Seoul Community Radio: shaping new genres and sub-cultures

August 2017 - Launched just over a year ago, Seoul Community Radio (SCR) is one of Korea's leading music channels supporting the country’s underground creative music and arts communities. Inspired by the power of radio to shape new genres and sub-cultures, as witnessed worldwide, the station operates a live studio based out of Seoul’s multicultural hotbed Itaewon, broadcasting 24/7 to a young, diverse, and influential audience. Matthew Fennell caught up with the station’s founder Richard Price to discuss the past year and his hopes for the future. 


What was the inspiration behind creating an online radio station here in Korea?
Curating interesting and original content is really the heart of what good radio should be. The fact that it is live and there are real human voices delivering it gives it even more of a personal touch. All commercial radio, not just in Korea, is guilty of dumbing down and selling out music to attract a more mainstream audience. Our viewpoint is the opposite – we are a platform to give artists here in Korea a chance to showcase alternative and creative output people may not get to hear anywhere else – even in clubs.


Seoul Community Radio recently celebrated its one-year anniversary. What were some of the biggest challenges you faced in your first year?
We started with the idea back in early 2016, getting artists involved and having them contribute recorded mixes which we would post online. At the time, we didn’t even have a studio or recording facility so were asking people to record at home – it was quite a surreal scenario!  A lot of people hadn’t used a mic before, so persuading them to do a ‘proper radio’ show was quite a job. A big shout out to all the people that helped us in the early days. It must have seemed like a real leap of faith!

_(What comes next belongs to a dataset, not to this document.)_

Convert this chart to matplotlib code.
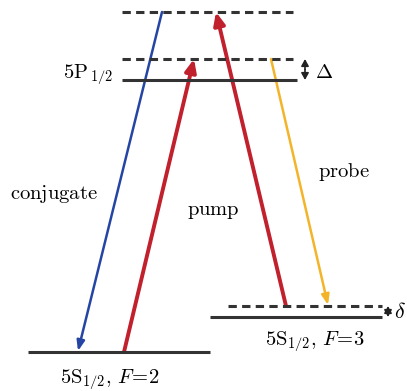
import matplotlib.pyplot as plt
from matplotlib.patches import FancyArrowPatch

plt.rcParams['mathtext.fontset'] = 'cm'
plt.rcParams['lines.scale_dashes'] = False

# energy levels (x start, x end, y) in diagram units
level_names = ['top_virtual', 'p_virtual', '5P', 'F2', 'F3', 'F3_virtual']
level_x0 = [122, 122, 122, 28, 210, 228]
level_x1 = [293, 293, 297, 210, 382, 382]
level_y = [12, 59, 80, 352, 317, 306]
level_dashed = [True, True, False, False, False, True]

# transitions: (x_from, y_from) -> (x_to, y_to)
trans_names = ['conjugate', 'pump1', 'pump2', 'probe']
trans_x0 = [162, 124, 286, 271]
trans_y0 = [12, 352, 306, 59]
trans_x1 = [78, 194, 216, 328]
trans_y1 = [351, 59, 12, 305]
trans_color = ['#2545a5', '#c1202d', '#c1202d', '#f4b42a']
trans_lw = [1.8, 2.8, 2.8, 1.8]

fig = plt.figure(figsize=(4.07, 3.91), dpi=100)
ax = fig.add_axes([0, 0, 1, 1])
ax.set_xlim(0, 407)
ax.set_ylim(391, 0)
ax.axis('off')

for x0, x1, y, d in zip(level_x0, level_x1, level_y, level_dashed):
    if d:
        ax.plot([x0, x1], [y, y], color='#333333', lw=2.2, linestyle=(0, (6, 3.8)))
    else:
        ax.plot([x0, x1], [y, y], color='#333333', lw=2.2, solid_capstyle='butt')

for x0, y0, x1, y1, c, lw in zip(trans_x0, trans_y0, trans_x1, trans_y1, trans_color, trans_lw):
    if lw > 2:
        style = '-|>,head_length=7.5,head_width=3.3'
    else:
        style = '-|>,head_length=6,head_width=2.3'
    ax.add_patch(FancyArrowPatch((x0, y0), (x1, y1), arrowstyle=style, color=c,
                                 lw=lw, shrinkA=0, shrinkB=0, mutation_scale=1))

# detuning markers
for x, ya, yb in [(305, 59, 80), (388, 306, 317)]:
    ax.add_patch(FancyArrowPatch((x, (ya + yb) / 2), (x, ya), arrowstyle='-|>,head_length=4,head_width=2.2',
                                 color='#222222', lw=1.2, shrinkA=0, shrinkB=0, mutation_scale=1))
    ax.add_patch(FancyArrowPatch((x, (ya + yb) / 2), (x, yb), arrowstyle='-|>,head_length=4,head_width=2.2',
                                 color='#222222', lw=1.2, shrinkA=0, shrinkB=0, mutation_scale=1))

fs = 14.8
ax.text(315, 72, r'$\Delta$', fontsize=fs, va='center', ha='left')
ax.text(394, 312, r'$\delta$', fontsize=fs + 1, va='center', ha='left')
ax.text(113, 74, r'$\mathrm{5P}_{\,1/2}$', fontsize=fs, va='center', ha='right')
ax.text(10, 194, r'$\mathrm{conjugate}$', fontsize=fs, va='center', ha='left')
ax.text(187, 211, r'$\mathrm{pump}$', fontsize=fs, va='center', ha='left')
ax.text(318, 172, r'$\mathrm{probe}$', fontsize=fs, va='center', ha='left')
ax.text(60, 379, r'$\mathrm{5S}_{1/2},\,F\!=\!2$', fontsize=fs, va='center', ha='left')
ax.text(265, 341, r'$\mathrm{5S}_{1/2},\,F\!=\!3$', fontsize=fs, va='center', ha='left')

fig.savefig('out.png', dpi=100)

The radio station has developed quite a following since its inception. Are your listeners mainly foreigners or Korean?
There’s currently a mix of language on the air but it’s increasingly becoming more Korean as local artists begin to interact more with our listeners. With international guests, we encourage them to reach out in the way they feel most comfortable. We’ve also done some takeover shows with the established stations Radar Radio and Berlin Community Radio where we have used English to showcase Korean underground in the language they know. We see it as a two-way street really; showcasing the best of international artists coming into Korea, and exporting the best home-grown talent globally.


In terms of your operations, what are your plans for the future of the radio station?
More events, more travel, more spreading the word of all the good things happening in Korea internationally! We have a lot of listeners from all over the world, particularly in other major Asian cities. There are some notable, credible music festivals which have arrived in Asia in places like Hong Kong and Thailand and we’re looking to be a part of the next installment. In the short term, we’ve got pop-up shows and are also broadcasting festival-type events such as the dance stage at the Itaewon Global Village Festival coming up.


What advice would you give to other people wanting to start a small business or venture here in Korea?
Be prepared for less sleep and work basically becoming your life! Half-joking but I guess the moral is there. If you want to start a venture it might as well be something you are passionate about. At least then when you wonder why all the blood sweat and tears, you realize it’s to get away from that boring office job you didn’t really feel alive at in the first place.